>> BEGIN Data provided

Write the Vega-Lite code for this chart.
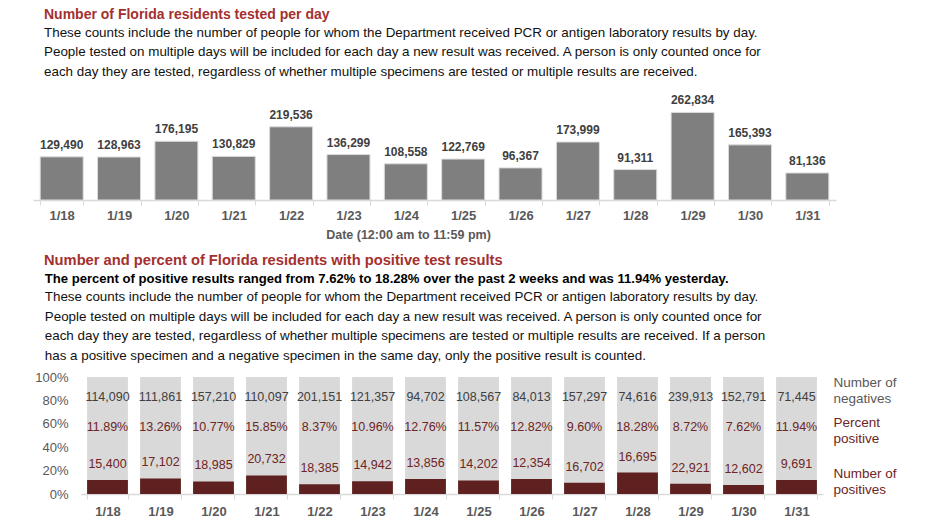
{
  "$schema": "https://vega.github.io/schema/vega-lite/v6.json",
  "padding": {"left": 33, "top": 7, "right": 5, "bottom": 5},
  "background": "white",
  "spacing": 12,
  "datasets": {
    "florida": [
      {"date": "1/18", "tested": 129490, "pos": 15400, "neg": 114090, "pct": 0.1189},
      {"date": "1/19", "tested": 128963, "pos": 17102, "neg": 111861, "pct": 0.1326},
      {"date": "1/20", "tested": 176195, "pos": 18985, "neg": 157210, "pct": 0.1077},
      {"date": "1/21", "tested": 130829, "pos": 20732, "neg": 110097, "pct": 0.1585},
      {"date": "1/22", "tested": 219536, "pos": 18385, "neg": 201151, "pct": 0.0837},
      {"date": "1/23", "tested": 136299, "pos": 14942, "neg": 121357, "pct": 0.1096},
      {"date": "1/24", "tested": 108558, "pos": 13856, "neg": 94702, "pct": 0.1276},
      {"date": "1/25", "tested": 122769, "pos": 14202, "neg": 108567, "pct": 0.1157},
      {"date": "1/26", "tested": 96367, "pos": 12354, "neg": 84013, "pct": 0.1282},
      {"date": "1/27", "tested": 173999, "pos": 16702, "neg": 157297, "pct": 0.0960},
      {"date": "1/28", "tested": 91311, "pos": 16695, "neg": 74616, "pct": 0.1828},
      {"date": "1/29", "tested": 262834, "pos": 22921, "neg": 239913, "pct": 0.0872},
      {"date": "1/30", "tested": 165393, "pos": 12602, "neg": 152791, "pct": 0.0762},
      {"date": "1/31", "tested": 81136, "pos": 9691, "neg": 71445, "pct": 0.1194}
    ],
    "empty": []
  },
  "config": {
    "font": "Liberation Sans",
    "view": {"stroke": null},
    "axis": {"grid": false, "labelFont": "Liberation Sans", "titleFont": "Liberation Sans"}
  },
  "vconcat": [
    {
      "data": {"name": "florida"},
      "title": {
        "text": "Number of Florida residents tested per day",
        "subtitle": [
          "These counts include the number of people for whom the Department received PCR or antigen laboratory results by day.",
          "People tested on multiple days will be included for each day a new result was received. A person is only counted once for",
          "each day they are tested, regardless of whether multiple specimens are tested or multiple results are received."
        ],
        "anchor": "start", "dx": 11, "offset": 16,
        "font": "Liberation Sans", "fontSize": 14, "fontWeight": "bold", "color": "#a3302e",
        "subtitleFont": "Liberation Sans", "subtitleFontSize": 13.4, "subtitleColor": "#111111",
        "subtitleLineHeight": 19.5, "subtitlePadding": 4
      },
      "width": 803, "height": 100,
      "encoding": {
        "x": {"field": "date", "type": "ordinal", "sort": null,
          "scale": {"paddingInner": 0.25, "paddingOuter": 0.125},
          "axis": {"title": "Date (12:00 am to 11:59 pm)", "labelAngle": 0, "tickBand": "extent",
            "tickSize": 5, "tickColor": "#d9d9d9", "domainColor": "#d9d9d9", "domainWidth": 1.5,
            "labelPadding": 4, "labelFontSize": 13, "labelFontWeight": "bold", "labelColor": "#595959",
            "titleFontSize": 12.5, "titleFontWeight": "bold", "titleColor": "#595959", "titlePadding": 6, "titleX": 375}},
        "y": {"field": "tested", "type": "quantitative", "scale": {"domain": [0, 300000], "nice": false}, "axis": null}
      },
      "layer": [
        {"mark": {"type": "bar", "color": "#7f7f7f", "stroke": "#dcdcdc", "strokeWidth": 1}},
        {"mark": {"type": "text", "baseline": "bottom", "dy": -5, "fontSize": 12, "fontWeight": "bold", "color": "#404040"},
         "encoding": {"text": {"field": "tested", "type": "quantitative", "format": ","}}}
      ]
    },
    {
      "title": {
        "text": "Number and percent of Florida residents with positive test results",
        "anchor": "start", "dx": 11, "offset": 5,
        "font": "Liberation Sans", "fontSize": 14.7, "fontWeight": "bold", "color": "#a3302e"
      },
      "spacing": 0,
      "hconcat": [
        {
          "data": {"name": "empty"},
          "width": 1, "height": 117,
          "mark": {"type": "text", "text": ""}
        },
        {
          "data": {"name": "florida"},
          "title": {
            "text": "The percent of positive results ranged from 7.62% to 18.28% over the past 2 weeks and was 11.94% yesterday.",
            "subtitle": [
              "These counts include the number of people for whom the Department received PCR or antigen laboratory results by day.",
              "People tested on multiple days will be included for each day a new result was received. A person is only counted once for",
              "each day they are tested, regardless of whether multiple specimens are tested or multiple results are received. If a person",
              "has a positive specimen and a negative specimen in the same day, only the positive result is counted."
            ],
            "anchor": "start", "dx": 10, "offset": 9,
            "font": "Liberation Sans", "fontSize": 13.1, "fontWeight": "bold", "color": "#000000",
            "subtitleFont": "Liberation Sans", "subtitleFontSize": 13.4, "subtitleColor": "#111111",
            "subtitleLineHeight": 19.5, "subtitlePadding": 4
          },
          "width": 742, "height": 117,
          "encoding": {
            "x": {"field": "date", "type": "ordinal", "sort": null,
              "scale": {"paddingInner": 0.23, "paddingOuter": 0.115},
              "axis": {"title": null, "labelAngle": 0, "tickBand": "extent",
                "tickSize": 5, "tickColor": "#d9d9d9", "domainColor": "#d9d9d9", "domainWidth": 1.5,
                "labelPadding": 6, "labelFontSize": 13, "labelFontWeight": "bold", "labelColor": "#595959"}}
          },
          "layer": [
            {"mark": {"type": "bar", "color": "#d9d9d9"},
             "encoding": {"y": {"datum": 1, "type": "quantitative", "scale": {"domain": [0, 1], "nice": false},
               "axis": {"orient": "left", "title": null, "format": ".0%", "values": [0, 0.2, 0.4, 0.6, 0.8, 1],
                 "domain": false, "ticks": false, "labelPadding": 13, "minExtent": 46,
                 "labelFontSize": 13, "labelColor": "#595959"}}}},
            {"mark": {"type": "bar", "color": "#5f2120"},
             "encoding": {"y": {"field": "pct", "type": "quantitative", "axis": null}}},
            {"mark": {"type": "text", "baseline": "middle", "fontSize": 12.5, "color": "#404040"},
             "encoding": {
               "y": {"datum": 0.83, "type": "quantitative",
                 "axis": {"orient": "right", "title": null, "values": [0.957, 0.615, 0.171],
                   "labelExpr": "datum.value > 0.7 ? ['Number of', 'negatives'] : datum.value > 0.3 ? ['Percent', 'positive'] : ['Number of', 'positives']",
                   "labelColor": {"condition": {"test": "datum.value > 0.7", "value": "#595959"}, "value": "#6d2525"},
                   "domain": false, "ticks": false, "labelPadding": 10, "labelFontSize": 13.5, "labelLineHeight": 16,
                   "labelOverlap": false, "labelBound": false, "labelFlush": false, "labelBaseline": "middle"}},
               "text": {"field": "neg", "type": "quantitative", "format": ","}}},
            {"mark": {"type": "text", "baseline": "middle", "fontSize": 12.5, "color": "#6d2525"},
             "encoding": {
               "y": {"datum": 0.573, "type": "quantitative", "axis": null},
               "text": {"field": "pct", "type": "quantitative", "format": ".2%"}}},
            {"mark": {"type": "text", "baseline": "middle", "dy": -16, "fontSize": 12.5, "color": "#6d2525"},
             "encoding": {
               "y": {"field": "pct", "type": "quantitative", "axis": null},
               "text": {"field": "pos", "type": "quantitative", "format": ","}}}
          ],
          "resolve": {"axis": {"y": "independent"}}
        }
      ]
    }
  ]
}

>> END Data provided

• [Aim]: Return each line from the material above exactly, but not the pictures.

• [Task response]:
Write the Vega-Lite code for this chart.
{
  "$schema": "https://vega.github.io/schema/vega-lite/v6.json",
  "padding": {"left": 33, "top": 7, "right": 5, "bottom": 5},
  "background": "white",
  "spacing": 12,
  "datasets": {
    "florida": [
      {"date": "1/18", "tested": 129490, "pos": 15400, "neg": 114090, "pct": 0.1189},
      {"date": "1/19", "tested": 128963, "pos": 17102, "neg": 111861, "pct": 0.1326},
      {"date": "1/20", "tested": 176195, "pos": 18985, "neg": 157210, "pct": 0.1077},
      {"date": "1/21", "tested": 130829, "pos": 20732, "neg": 110097, "pct": 0.1585},
      {"date": "1/22", "tested": 219536, "pos": 18385, "neg": 201151, "pct": 0.0837},
      {"date": "1/23", "tested": 136299, "pos": 14942, "neg": 121357, "pct": 0.1096},
      {"date": "1/24", "tested": 108558, "pos": 13856, "neg": 94702, "pct": 0.1276},
      {"date": "1/25", "tested": 122769, "pos": 14202, "neg": 108567, "pct": 0.1157},
      {"date": "1/26", "tested": 96367, "pos": 12354, "neg": 84013, "pct": 0.1282},
      {"date": "1/27", "tested": 173999, "pos": 16702, "neg": 157297, "pct": 0.0960},
      {"date": "1/28", "tested": 91311, "pos": 16695, "neg": 74616, "pct": 0.1828},
      {"date": "1/29", "tested": 262834, "pos": 22921, "neg": 239913, "pct": 0.0872},
      {"date": "1/30", "tested": 165393, "pos": 12602, "neg": 152791, "pct": 0.0762},
      {"date": "1/31", "tested": 81136, "pos": 9691, "neg": 71445, "pct": 0.1194}
    ],
    "empty": []
  },
  "config": {
    "font": "Liberation Sans",
    "view": {"stroke": null},
    "axis": {"grid": false, "labelFont": "Liberation Sans", "titleFont": "Liberation Sans"}
  },
  "vconcat": [
    {
      "data": {"name": "florida"},
      "title": {
        "text": "Number of Florida residents tested per day",
        "subtitle": [
          "These counts include the number of people for whom the Department received PCR or antigen laboratory results by day.",
          "People tested on multiple days will be included for each day a new result was received. A person is only counted once for",
          "each day they are tested, regardless of whether multiple specimens are tested or multiple results are received."
        ],
        "anchor": "start", "dx": 11, "offset": 16,
        "font": "Liberation Sans", "fontSize": 14, "fontWeight": "bold", "color": "#a3302e",
        "subtitleFont": "Liberation Sans", "subtitleFontSize": 13.4, "subtitleColor": "#111111",
        "subtitleLineHeight": 19.5, "subtitlePadding": 4
      },
      "width": 803, "height": 100,
      "encoding": {
        "x": {"field": "date", "type": "ordinal", "sort": null,
          "scale": {"paddingInner": 0.25, "paddingOuter": 0.125},
          "axis": {"title": "Date (12:00 am to 11:59 pm)", "labelAngle": 0, "tickBand": "extent",
            "tickSize": 5, "tickColor": "#d9d9d9", "domainColor": "#d9d9d9", "domainWidth": 1.5,
            "labelPadding": 4, "labelFontSize": 13, "labelFontWeight": "bold", "labelColor": "#595959",
            "titleFontSize": 12.5, "titleFontWeight": "bold", "titleColor": "#595959", "titlePadding": 6, "titleX": 375}},
        "y": {"field": "tested", "type": "quantitative", "scale": {"domain": [0, 300000], "nice": false}, "axis": null}
      },
      "layer": [
        {"mark": {"type": "bar", "color": "#7f7f7f", "stroke": "#dcdcdc", "strokeWidth": 1}},
        {"mark": {"type": "text", "baseline": "bottom", "dy": -5, "fontSize": 12, "fontWeight": "bold", "color": "#404040"},
         "encoding": {"text": {"field": "tested", "type": "quantitative", "format": ","}}}
      ]
    },
    {
      "title": {
        "text": "Number and percent of Florida residents with positive test results",
        "anchor": "start", "dx": 11, "offset": 5,
        "font": "Liberation Sans", "fontSize": 14.7, "fontWeight": "bold", "color": "#a3302e"
      },
      "spacing": 0,
      "hconcat": [
        {
          "data": {"name": "empty"},
          "width": 1, "height": 117,
          "mark": {"type": "text", "text": ""}
        },
        {
          "data": {"name": "florida"},
          "title": {
            "text": "The percent of positive results ranged from 7.62% to 18.28% over the past 2 weeks and was 11.94% yesterday.",
            "subtitle": [
              "These counts include the number of people for whom the Department received PCR or antigen laboratory results by day.",
              "People tested on multiple days will be included for each day a new result was received. A person is only counted once for",
              "each day they are tested, regardless of whether multiple specimens are tested or multiple results are received. If a person",
              "has a positive specimen and a negative specimen in the same day, only the positive result is counted."
            ],
            "anchor": "start", "dx": 10, "offset": 9,
            "font": "Liberation Sans", "fontSize": 13.1, "fontWeight": "bold", "color": "#000000",
            "subtitleFont": "Liberation Sans", "subtitleFontSize": 13.4, "subtitleColor": "#111111",
            "subtitleLineHeight": 19.5, "subtitlePadding": 4
          },
          "width": 742, "height": 117,
          "encoding": {
            "x": {"field": "date", "type": "ordinal", "sort": null,
              "scale": {"paddingInner": 0.23, "paddingOuter": 0.115},
              "axis": {"title": null, "labelAngle": 0, "tickBand": "extent",
                "tickSize": 5, "tickColor": "#d9d9d9", "domainColor": "#d9d9d9", "domainWidth": 1.5,
                "labelPadding": 6, "labelFontSize": 13, "labelFontWeight": "bold", "labelColor": "#595959"}}
          },
          "layer": [
            {"mark": {"type": "bar", "color": "#d9d9d9"},
             "encoding": {"y": {"datum": 1, "type": "quantitative", "scale": {"domain": [0, 1], "nice": false},
               "axis": {"orient": "left", "title": null, "format": ".0%", "values": [0, 0.2, 0.4, 0.6, 0.8, 1],
                 "domain": false, "ticks": false, "labelPadding": 13, "minExtent": 46,
                 "labelFontSize": 13, "labelColor": "#595959"}}}},
            {"mark": {"type": "bar", "color": "#5f2120"},
             "encoding": {"y": {"field": "pct", "type": "quantitative", "axis": null}}},
            {"mark": {"type": "text", "baseline": "middle", "fontSize": 12.5, "color": "#404040"},
             "encoding": {
               "y": {"datum": 0.83, "type": "quantitative",
                 "axis": {"orient": "right", "title": null, "values": [0.957, 0.615, 0.171],
                   "labelExpr": "datum.value > 0.7 ? ['Number of', 'negatives'] : datum.value > 0.3 ? ['Percent', 'positive'] : ['Number of', 'positives']",
                   "labelColor": {"condition": {"test": "datum.value > 0.7", "value": "#595959"}, "value": "#6d2525"},
                   "domain": false, "ticks": false, "labelPadding": 10, "labelFontSize": 13.5, "labelLineHeight": 16,
                   "labelOverlap": false, "labelBound": false, "labelFlush": false, "labelBaseline": "middle"}},
               "text": {"field": "neg", "type": "quantitative", "format": ","}}},
            {"mark": {"type": "text", "baseline": "middle", "fontSize": 12.5, "color": "#6d2525"},
             "encoding": {
               "y": {"datum": 0.573, "type": "quantitative", "axis": null},
               "text": {"field": "pct", "type": "quantitative", "format": ".2%"}}},
            {"mark": {"type": "text", "baseline": "middle", "dy": -16, "fontSize": 12.5, "color": "#6d2525"},
             "encoding": {
               "y": {"field": "pct", "type": "quantitative", "axis": null},
               "text": {"field": "pos", "type": "quantitative", "format": ","}}}
          ],
          "resolve": {"axis": {"y": "independent"}}
        }
      ]
    }
  ]
}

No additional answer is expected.